GIVEN EXERCISE: Say how many lines contain "matplotlib", using only the number.

STORED DATA:
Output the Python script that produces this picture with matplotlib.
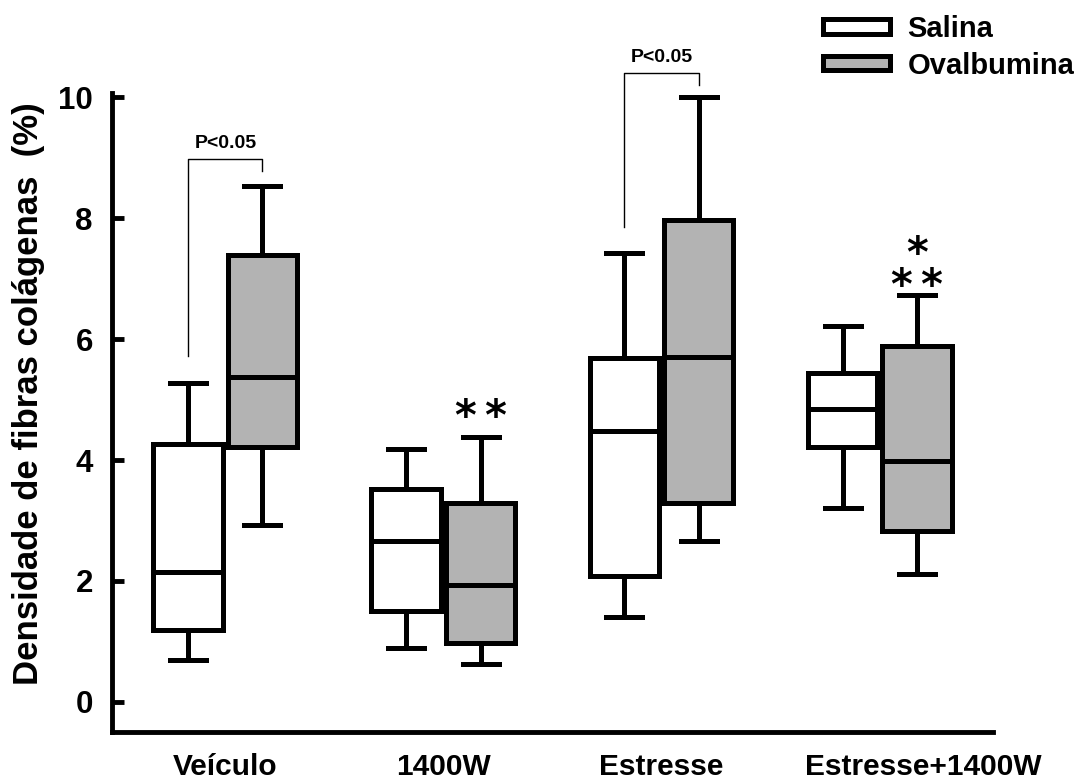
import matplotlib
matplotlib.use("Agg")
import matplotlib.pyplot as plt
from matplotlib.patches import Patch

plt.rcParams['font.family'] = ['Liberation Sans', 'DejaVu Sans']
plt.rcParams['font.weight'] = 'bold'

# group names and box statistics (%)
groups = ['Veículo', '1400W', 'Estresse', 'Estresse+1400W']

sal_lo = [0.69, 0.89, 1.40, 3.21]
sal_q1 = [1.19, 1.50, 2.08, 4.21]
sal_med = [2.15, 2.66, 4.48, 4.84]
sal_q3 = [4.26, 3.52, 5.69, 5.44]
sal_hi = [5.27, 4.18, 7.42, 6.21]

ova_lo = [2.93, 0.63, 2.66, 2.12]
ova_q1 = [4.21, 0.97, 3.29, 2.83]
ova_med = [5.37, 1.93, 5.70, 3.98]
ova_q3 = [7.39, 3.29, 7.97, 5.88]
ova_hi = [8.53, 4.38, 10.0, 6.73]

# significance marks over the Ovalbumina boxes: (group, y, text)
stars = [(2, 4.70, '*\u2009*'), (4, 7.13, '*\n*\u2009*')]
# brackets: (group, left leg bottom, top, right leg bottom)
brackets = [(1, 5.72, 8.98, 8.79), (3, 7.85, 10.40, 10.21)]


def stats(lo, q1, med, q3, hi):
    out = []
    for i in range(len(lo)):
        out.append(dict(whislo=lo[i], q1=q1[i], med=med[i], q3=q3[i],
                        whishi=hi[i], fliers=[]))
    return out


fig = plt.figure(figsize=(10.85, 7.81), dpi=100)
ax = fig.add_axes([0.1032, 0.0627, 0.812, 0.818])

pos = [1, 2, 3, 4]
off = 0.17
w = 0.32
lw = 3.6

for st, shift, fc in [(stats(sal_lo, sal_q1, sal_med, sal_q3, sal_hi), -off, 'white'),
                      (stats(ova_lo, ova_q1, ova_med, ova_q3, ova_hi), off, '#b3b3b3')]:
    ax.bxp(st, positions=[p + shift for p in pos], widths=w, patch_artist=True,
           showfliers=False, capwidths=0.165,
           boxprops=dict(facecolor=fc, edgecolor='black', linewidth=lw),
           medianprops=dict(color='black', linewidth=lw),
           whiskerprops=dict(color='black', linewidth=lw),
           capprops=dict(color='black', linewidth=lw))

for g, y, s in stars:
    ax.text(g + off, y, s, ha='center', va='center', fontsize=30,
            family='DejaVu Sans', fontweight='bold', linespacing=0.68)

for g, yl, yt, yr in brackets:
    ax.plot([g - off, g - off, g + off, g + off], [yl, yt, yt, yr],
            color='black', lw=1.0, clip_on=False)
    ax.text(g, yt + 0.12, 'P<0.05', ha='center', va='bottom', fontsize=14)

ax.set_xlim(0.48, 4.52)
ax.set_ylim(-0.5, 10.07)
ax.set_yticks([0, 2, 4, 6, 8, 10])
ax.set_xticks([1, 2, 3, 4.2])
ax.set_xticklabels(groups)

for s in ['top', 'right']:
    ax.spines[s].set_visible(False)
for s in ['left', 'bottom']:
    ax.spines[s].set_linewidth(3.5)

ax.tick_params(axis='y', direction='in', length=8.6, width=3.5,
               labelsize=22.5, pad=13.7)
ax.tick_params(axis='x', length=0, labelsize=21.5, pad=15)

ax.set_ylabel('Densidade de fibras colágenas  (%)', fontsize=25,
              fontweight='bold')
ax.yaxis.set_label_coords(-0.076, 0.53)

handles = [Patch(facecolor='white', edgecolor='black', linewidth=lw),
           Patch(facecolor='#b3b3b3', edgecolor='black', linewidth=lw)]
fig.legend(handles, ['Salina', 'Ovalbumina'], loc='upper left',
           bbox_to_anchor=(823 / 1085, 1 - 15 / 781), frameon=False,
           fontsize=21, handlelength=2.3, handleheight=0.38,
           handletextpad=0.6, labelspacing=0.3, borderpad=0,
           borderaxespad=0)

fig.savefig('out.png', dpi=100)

ANSWER IN FULL: 5